***** RECORDS TO USE
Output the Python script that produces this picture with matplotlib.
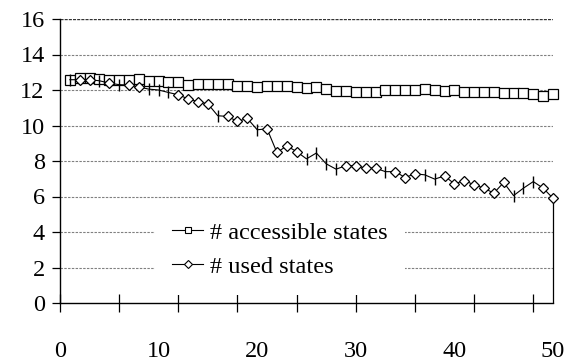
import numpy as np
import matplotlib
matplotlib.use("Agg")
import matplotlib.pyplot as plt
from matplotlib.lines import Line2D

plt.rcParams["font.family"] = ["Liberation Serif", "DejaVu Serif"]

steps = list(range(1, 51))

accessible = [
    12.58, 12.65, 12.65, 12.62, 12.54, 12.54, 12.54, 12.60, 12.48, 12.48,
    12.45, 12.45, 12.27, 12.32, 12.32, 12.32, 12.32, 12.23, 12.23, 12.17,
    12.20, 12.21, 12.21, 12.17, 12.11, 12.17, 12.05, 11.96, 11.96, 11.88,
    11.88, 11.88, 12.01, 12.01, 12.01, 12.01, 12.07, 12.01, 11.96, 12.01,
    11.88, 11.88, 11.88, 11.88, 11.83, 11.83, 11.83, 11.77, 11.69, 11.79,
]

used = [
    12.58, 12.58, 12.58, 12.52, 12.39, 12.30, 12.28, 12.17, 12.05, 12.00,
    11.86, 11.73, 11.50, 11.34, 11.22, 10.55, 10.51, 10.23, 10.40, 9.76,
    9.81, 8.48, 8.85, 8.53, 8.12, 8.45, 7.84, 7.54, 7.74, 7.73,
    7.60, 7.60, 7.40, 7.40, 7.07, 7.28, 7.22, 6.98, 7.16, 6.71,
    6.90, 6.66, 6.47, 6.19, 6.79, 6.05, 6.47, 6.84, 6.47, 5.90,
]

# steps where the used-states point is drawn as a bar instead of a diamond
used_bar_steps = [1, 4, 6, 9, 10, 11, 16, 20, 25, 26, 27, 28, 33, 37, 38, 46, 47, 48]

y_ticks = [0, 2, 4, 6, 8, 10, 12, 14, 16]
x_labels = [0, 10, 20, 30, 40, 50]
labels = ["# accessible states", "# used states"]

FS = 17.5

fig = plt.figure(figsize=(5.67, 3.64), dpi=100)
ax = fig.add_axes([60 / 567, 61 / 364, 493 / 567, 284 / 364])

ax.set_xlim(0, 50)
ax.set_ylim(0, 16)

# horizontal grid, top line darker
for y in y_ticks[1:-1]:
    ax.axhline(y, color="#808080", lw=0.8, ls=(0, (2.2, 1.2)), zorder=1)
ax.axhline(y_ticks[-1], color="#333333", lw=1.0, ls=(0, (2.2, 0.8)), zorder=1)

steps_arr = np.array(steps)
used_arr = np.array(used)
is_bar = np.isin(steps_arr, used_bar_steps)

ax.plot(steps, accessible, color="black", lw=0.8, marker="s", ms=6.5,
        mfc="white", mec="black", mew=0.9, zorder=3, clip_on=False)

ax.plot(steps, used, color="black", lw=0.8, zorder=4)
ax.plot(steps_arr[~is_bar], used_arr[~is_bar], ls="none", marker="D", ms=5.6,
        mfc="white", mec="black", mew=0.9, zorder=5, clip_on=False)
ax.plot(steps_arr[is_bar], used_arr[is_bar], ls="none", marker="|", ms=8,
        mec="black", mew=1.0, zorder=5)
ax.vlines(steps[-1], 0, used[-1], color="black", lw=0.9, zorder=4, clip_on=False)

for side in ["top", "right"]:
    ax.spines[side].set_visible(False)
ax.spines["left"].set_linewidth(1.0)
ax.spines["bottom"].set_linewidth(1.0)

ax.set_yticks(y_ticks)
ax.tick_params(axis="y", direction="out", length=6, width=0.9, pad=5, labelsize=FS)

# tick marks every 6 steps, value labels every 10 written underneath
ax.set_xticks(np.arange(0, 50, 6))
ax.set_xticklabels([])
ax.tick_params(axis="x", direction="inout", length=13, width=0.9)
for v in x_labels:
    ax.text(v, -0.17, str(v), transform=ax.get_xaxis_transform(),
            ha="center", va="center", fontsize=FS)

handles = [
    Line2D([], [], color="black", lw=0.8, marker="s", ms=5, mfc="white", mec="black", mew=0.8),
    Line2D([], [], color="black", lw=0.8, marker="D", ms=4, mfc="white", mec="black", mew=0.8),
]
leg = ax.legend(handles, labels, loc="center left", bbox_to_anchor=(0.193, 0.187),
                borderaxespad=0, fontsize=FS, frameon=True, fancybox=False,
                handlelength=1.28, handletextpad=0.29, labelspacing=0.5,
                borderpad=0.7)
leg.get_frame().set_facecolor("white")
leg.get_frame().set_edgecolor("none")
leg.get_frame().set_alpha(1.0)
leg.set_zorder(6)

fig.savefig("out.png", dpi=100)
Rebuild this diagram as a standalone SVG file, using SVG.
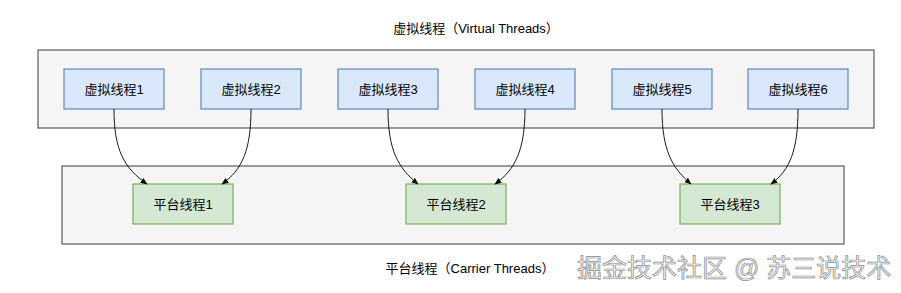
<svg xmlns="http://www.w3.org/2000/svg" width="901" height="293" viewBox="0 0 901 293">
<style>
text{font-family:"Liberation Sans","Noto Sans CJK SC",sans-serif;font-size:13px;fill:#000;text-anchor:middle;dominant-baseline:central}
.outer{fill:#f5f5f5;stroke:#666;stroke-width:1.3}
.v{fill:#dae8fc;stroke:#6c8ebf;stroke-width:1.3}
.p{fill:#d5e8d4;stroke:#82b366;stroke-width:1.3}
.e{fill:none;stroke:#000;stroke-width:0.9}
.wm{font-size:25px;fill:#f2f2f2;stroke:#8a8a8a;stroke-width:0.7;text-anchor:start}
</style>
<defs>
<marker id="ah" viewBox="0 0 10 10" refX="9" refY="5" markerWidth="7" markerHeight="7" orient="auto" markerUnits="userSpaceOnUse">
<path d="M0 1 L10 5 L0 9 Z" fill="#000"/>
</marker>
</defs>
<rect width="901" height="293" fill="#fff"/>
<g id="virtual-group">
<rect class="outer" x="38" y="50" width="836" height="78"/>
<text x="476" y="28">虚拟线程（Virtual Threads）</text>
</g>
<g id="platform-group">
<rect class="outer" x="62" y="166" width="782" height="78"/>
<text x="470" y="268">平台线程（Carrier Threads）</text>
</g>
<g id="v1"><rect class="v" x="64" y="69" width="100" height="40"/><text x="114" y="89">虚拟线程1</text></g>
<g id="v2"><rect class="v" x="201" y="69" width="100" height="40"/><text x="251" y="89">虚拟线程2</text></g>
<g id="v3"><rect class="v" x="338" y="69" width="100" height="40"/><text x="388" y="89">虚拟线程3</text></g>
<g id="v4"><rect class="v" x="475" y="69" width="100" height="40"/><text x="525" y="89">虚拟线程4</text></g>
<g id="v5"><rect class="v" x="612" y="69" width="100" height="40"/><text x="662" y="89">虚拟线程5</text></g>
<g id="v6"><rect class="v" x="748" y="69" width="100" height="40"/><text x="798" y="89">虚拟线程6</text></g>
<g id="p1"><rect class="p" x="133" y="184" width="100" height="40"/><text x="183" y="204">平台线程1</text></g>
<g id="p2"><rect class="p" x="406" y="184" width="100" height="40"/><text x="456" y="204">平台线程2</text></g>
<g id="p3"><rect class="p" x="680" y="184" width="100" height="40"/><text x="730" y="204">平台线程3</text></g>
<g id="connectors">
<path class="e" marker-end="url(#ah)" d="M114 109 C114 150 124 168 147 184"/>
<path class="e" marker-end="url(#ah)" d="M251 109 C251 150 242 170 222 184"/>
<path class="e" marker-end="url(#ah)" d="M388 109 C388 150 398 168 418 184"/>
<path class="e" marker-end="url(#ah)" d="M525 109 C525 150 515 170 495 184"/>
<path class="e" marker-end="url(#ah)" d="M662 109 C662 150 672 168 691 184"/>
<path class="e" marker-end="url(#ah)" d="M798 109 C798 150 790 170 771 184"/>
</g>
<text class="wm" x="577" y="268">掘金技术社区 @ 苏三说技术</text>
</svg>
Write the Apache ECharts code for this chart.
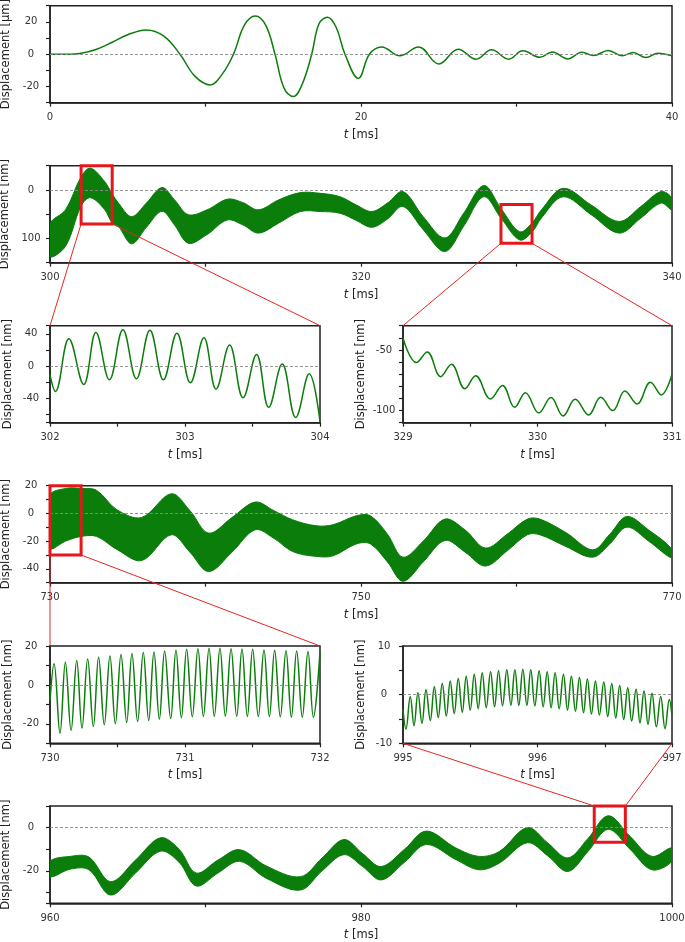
**********
DIRECTION:
Return only the lines running from the start of the entries above to the line that contains "mew=0.9, zorder=3, clip_on=False)", inclusive, and omit every picture.

CORRECT RESPONSE:
Output the Python script that produces this picture with matplotlib.
import numpy as np
import matplotlib
matplotlib.use("Agg")
import matplotlib.pyplot as plt
from matplotlib.lines import Line2D

plt.rcParams["font.family"] = ["Liberation Serif", "DejaVu Serif"]

steps = list(range(1, 51))

accessible = [
    12.58, 12.65, 12.65, 12.62, 12.54, 12.54, 12.54, 12.60, 12.48, 12.48,
    12.45, 12.45, 12.27, 12.32, 12.32, 12.32, 12.32, 12.23, 12.23, 12.17,
    12.20, 12.21, 12.21, 12.17, 12.11, 12.17, 12.05, 11.96, 11.96, 11.88,
    11.88, 11.88, 12.01, 12.01, 12.01, 12.01, 12.07, 12.01, 11.96, 12.01,
    11.88, 11.88, 11.88, 11.88, 11.83, 11.83, 11.83, 11.77, 11.69, 11.79,
]

used = [
    12.58, 12.58, 12.58, 12.52, 12.39, 12.30, 12.28, 12.17, 12.05, 12.00,
    11.86, 11.73, 11.50, 11.34, 11.22, 10.55, 10.51, 10.23, 10.40, 9.76,
    9.81, 8.48, 8.85, 8.53, 8.12, 8.45, 7.84, 7.54, 7.74, 7.73,
    7.60, 7.60, 7.40, 7.40, 7.07, 7.28, 7.22, 6.98, 7.16, 6.71,
    6.90, 6.66, 6.47, 6.19, 6.79, 6.05, 6.47, 6.84, 6.47, 5.90,
]

# steps where the used-states point is drawn as a bar instead of a diamond
used_bar_steps = [1, 4, 6, 9, 10, 11, 16, 20, 25, 26, 27, 28, 33, 37, 38, 46, 47, 48]

y_ticks = [0, 2, 4, 6, 8, 10, 12, 14, 16]
x_labels = [0, 10, 20, 30, 40, 50]
labels = ["# accessible states", "# used states"]

FS = 17.5

fig = plt.figure(figsize=(5.67, 3.64), dpi=100)
ax = fig.add_axes([60 / 567, 61 / 364, 493 / 567, 284 / 364])

ax.set_xlim(0, 50)
ax.set_ylim(0, 16)

# horizontal grid, top line darker
for y in y_ticks[1:-1]:
    ax.axhline(y, color="#808080", lw=0.8, ls=(0, (2.2, 1.2)), zorder=1)
ax.axhline(y_ticks[-1], color="#333333", lw=1.0, ls=(0, (2.2, 0.8)), zorder=1)

steps_arr = np.array(steps)
used_arr = np.array(used)
is_bar = np.isin(steps_arr, used_bar_steps)

ax.plot(steps, accessible, color="black", lw=0.8, marker="s", ms=6.5,
        mfc="white", mec="black", mew=0.9, zorder=3, clip_on=False)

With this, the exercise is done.